Leading the points 'just a dream come true' three rounds in.
Few could have predicted that Ken Roczen would be wearing the 450SX red plate three rounds into the 2025 season, which comes as a result of class-best consistency with 2-4-2 results across the pair of Anaheim races and San Diego. This is how and why he’s managed to enter Glendale with the points lead.
Coming into Monster Energy Supercross this year, Roczen had a reserved confidence about him, and now with things clicking – even if he hasn’t picked up a main event victory this year just yet – he’s making the most of this current run of success and enjoying the moment.
“I’m just beyond stoked to be on the podium, honestly,” Roczen commented following A2. “It’s just been, it’s been a dream. I was reminiscing about the red plate last week [in San Diego], how, you know, if I would have made the pass for third, I could have shared it with Eli [Tomac], which would have been really rad.
“Besides having the red plate frequently in 2022, I haven’t really had a taste of it in a long time, and especially not on yellow, so it’s just a dream come true. And honestly, Anaheim 2 is a little bit of a funky one. Like I just feel, I try not to be, I just feel a little bit more anxious of what happened in 2017… it’s just kind of lingering a little bit. In practice and stuff, I’m just a little careful.”
After departing the powerful Honda Racing Corporation (HRC) organization at the end of 2022, Roczen found a new home at Dustin Pipes’ HEP Motorsports-operated Progressive Insurance Ecstar Suzuki team, reunited with the RM-Z450 and continuing to be competitive despite the aging platform.
Still, in his third term at HEP and already with a World Supercross Championship (WSX) to their credit together in 2023, the 30-year-old German acknowledges that he still has the potential to contend for that elusive 450SX crown.
“I think 2021 was the last time I was really hunting for the championship,” Roczen recalled. “It seems like so long ago, but it really isn’t, so deep down inside me I think I can [contend for the title in 2025], but I really just need to put it together over the whole season. That makes me want to not worry about it too much.

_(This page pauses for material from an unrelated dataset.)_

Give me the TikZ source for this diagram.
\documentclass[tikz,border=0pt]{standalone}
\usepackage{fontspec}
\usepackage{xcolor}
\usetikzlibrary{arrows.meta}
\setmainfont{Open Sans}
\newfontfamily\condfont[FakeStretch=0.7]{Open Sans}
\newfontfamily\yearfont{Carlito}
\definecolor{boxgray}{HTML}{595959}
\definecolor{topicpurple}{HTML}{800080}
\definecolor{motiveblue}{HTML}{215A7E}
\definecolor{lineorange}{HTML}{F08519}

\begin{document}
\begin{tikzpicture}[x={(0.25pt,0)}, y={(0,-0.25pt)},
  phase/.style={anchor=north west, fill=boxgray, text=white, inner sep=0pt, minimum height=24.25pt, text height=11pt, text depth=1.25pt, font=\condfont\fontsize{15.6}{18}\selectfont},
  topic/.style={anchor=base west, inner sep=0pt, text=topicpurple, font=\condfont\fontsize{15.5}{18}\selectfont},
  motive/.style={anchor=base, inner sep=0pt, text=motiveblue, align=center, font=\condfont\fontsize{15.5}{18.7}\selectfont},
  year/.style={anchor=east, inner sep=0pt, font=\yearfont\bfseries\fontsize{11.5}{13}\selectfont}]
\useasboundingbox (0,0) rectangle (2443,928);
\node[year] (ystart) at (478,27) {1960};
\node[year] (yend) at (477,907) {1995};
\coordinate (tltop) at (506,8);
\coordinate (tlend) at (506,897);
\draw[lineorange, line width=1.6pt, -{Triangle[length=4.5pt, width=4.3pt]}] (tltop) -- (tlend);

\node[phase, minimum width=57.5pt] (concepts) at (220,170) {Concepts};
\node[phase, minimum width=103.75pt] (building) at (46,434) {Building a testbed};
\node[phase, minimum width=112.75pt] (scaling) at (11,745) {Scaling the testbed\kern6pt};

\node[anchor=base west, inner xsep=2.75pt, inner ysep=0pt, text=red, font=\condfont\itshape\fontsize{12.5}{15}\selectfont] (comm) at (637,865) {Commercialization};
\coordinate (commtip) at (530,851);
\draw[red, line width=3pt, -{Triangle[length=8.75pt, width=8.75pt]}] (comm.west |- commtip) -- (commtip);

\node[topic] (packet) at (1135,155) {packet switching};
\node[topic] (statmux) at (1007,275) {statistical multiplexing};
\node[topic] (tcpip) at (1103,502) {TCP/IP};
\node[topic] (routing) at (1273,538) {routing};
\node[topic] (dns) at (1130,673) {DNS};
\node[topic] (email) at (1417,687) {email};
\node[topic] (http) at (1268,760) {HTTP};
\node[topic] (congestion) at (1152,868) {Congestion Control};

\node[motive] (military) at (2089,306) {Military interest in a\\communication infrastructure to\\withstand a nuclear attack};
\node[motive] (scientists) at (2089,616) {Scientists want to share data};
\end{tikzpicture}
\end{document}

“I’ve been in these shoes a lot, but lately we’ve been pretty far off the championship. I wouldn’t be out here if I didn’t believe I could still do something about it, but I’m not too worried, I’m just going to take it weekend by weekend. I haven’t been on the podium a whole lot in the last few years, so my goals are just weekend after weekend to be on the box.”
Suzuki made a factory-specification transmission available for Roczen and the HEP team late in the pre-season, which has led to significant improvements on track with taller first and second gears. Plus, a transfer to Mark Johnson’s REP Suspension using KYB – rather than the Showa that he had been using last year – has also been an important step forward in 2025.

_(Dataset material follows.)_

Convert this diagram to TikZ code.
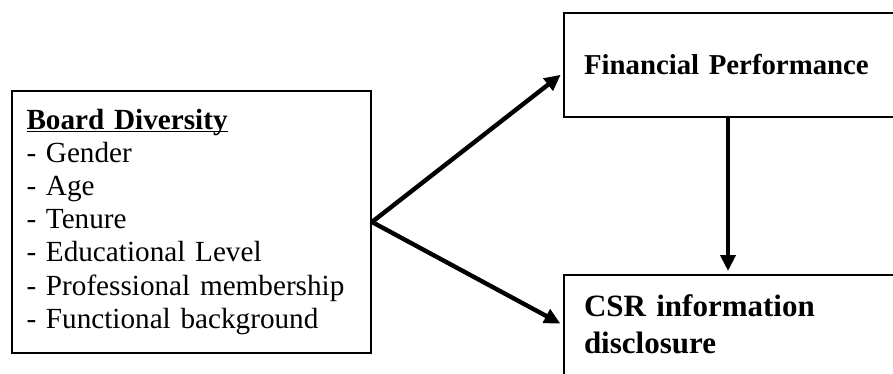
\documentclass[tikz,border=0pt]{standalone}
\usepackage{fontspec}
\setmainfont{Liberation Serif}
\usetikzlibrary{arrows.meta}
\hyphenpenalty=10000

\begin{document}
\begin{tikzpicture}[x=0.5pt, y=-0.5pt,
	box/.style = {draw, line width=1pt, rectangle, align=left, anchor=north west},
	link/.style = {line width=2.2pt, -{Triangle[length=8pt,width=7.5pt]}}]

\useasboundingbox (0,0) rectangle (893,374);
\clip (0,0) rectangle (893,374);

\node[box, text width=165pt, inner xsep=7.25pt, inner ysep=0pt,
	text height=19pt, text depth=112pt,
	font=\fontsize{14.6}{16.6}\selectfont] (board) at (11,90)
	{\underline{\smash{\textbf{Board Diversity}}}\\
	 - Gender\\
	 - Age\\
	 - Tenure\\
	 - Educational Level\\
	 - Professional membership\\
	 - Functional background};

\node[box, text width=150pt, inner xsep=10pt, minimum height=52pt,
	font=\fontsize{14.4}{16.5}\selectfont\bfseries] (fin) at (563,12)
	{Financial Performance};

\node[box, text width=150pt, inner xsep=10pt, inner ysep=10pt, text depth=30pt,
	font=\fontsize{15.5}{18.5}\selectfont\bfseries] (csr) at (563,274)
	{CSR information\\disclosure};

%\draw (board.east) -- (fin.west);
\draw[link, shorten >=1.5pt] (board.east) -- ([yshift=-4pt]fin.west);
\draw[link, shorten >=1.5pt] (board.east) -- ([yshift=-25.5pt]csr.north west);
\draw[link, shorten >=1.5pt] ([xshift=-3pt]fin.south) -- ([xshift=-3pt]fin.south |- csr.north);
\end{tikzpicture}
\end{document}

“Motor-wise, the transmission made a huge difference,” he explained. “I probably had around two and a half or three weeks on it [in the pre-season], but it helped me out a lot. It’s not like it’s all of a sudden going to make me 20 seconds faster, but I enjoyed having that transmission in. We tried some stuff a couple of years ago, but we have now finally had some stuff become available.”
“Suspension-wise, going with REP, we’ve done a bit of testing and made very targeted adjustments. I feel like I know my bike very well right now, but there’s always going to be something to work on. I haven’t really made that many clicker changes over the last few weeks, so overall I’ve just been pretty comfortable on the bike and looking for reliability in it.”
Three rounds in and Roczen has continued to develop his setting and general direction, which led to further shock adjustments ahead of Anaheim 2, but he eventually went back to his base setting prior to the final practice. It proved to be the correct decision in finishing second place on the podium in mixed, technical conditions.
“We tried some things this week and I had a new shock in,” Roczen added. “And for the last practice, I just kind of went back to my base and that was a massive, or that was the perfect decision we could have made as well, just because it felt a lot more familiar to me, so it seemed like everything that we have done today was a success.”